We can go beyond simply making the same thing in different sizes, as with responsive design, or even tailoring a basic system to suit the device it’s being used on, as with mobile-first.  We can design a system such that every interface, every device, complements and improves the experience on every other.  We’re calling this approach omnichannel design.

I’ll explain by way of an analogy.  Think of our basic 90s-era website as a single violin, playing a simple melody by itself.  If it’s played well it can be extremely pleasant, but on its own it’s limited.

A responsive site is like a string quartet all playing that same melody in unison.  The notes they play are exactly the same, but the tone of each instrument is different.  This will give a more rounded sound than the solo violinist, but other than that, it doesn’t add anything more to the experience.

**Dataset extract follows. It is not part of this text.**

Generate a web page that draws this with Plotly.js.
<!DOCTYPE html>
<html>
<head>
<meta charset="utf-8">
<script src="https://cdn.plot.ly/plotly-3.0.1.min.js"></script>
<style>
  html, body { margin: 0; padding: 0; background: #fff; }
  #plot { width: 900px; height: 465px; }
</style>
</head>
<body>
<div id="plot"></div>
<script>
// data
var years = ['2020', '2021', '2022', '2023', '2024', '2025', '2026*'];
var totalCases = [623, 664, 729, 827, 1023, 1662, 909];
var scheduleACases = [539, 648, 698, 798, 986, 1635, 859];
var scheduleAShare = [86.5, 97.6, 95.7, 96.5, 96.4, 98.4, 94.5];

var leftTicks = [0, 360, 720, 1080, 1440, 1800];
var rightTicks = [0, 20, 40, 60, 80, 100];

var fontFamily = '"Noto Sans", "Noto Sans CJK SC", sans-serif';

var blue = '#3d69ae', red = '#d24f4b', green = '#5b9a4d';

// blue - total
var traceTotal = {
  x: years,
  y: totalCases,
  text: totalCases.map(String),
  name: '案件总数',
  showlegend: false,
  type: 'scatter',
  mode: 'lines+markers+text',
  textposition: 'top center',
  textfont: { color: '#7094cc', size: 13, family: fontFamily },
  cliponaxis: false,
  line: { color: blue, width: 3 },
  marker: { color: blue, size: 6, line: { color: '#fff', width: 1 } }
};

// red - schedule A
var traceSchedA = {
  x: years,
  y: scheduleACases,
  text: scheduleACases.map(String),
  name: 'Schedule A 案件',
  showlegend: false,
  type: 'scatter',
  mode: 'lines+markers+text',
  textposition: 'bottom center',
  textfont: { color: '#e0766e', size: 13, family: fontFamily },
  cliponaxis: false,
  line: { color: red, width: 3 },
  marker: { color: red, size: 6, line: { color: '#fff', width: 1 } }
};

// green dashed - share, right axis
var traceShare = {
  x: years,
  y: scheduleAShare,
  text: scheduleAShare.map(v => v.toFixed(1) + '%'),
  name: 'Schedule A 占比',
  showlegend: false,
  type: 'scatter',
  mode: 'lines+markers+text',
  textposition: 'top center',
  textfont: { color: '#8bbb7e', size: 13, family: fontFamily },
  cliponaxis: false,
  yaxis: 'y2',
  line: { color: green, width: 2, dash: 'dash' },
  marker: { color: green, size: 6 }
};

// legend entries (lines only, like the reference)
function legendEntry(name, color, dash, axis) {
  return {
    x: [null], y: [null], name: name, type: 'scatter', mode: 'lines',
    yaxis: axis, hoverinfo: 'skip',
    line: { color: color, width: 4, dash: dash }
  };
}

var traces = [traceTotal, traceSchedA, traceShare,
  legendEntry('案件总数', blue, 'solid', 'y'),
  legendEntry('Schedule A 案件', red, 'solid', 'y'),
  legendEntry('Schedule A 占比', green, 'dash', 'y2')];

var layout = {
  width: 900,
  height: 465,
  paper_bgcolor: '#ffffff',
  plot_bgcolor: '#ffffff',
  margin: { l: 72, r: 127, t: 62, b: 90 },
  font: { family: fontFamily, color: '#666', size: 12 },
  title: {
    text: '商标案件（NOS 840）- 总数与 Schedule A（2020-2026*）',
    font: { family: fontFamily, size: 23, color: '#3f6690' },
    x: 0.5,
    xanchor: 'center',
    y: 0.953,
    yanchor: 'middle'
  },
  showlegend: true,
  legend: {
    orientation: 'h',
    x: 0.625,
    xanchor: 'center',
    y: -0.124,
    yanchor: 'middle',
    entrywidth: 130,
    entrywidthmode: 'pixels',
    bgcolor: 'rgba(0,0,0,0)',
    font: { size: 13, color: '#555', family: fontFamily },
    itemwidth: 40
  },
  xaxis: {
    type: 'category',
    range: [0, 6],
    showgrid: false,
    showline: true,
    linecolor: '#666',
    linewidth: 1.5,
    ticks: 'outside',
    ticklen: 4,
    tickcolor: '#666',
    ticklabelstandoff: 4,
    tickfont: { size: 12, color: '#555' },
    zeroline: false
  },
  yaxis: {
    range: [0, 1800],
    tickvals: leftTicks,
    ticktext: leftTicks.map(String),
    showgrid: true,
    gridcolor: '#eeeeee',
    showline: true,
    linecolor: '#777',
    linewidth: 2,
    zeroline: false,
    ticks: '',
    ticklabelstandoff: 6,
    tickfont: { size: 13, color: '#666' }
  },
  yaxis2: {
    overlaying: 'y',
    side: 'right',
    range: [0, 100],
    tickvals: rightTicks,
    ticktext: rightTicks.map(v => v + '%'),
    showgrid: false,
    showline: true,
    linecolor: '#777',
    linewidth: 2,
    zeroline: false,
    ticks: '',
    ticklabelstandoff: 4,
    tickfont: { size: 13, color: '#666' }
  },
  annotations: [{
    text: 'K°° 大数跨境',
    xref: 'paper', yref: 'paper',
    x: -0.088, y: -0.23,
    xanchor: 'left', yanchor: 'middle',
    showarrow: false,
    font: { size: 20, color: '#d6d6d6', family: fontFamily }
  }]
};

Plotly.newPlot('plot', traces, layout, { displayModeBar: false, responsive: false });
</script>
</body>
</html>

In a multichannel site, our string quartet are playing in harmony.  Each musician plays their own part, composed to complement all the others, and the effect is nuanced, balanced, more complete.

Omnichannel is a full symphony, where every instrument plays a part written for its strengths.  The different sounds support and complement each other.  While one section of the orchestra leads, others may take a back seat.  Melodies pass from one section to the other.  It’s the richest, most powerful listening experience of all.

Instead of seeing different kinds of devices and interfaces as a burden, adding to development and testing time, we view them as a gift, a way to enrich the user experience.  Now we can always give them what they want, when they want it, in a way that suits them best.

Or that’s what we’re aiming for, anyway.  

But how do we do it?  Taking a platform we’ve already finished and adapting it just isn’t enough.  To make our digital symphony we need to design it in from the start.

We begin by boiling the service we will eventually produce down to its simplest, most abstract essence.  We describe it in the simplest terms we can, ideally, in a single sentence.  What do we want to give our users?  If we can lock this down, everything will flow from there.

When we have our basic concept, we can start to think about the design pillars which will support it.  We do this based on what we know about our users – demographics, their ability and propensity to use various kinds of devices, their goals, their expectations, their feelings, and so on.

Before we design anything, we have to be sure that we understand this service inside-out in the abstract.  Forget about platforms for now, they’re just how we’ll express our service in the end.  Work outwards from the user’s intentions and feelings, and step by step the service will begin to define itself.  Figure out the actions they will want to take, and it will be clear what the service will have to do to meet their expectations.  This tells you what functions you have to provide, and then it’s just a matter of organising these functions logically so people can find their way through and around them.

A platform is just a vessel through which we deliver our service,

and the service should mould itself to fit the shape of the vessel.  But it’s not just about the size of the device, it’s about what people want to do with it. 

Users don’t always choose the optimal device for the job.  Sometimes they use more than one device for the same thing, or even at the same time.

The term “mobile” is a bit misleading – often people aren’t actually on the go while using their phone. They might just be passing the time, or looking something up quickly while watching the TV.  Particularly in developing countries, it might be the only device they have.

Tablets are a companion device, filling the gap between phone and laptop, that’s easily at hand.  It’s great for supporting and enhancing content and tasks from elsewhere.

Touch screens aren’t ideal for typing on, so the computer is the device of choice when there’s real work to be done, such as filling out forms.

Straightforward, linear customer journeys, started and finished on the same device, are increasingly a thing of the past.  They’re moving from one platform to another, from the real world to the digital one, and they expect a consistent quality of experience.  To ensure they get it, plan your service from the inside out.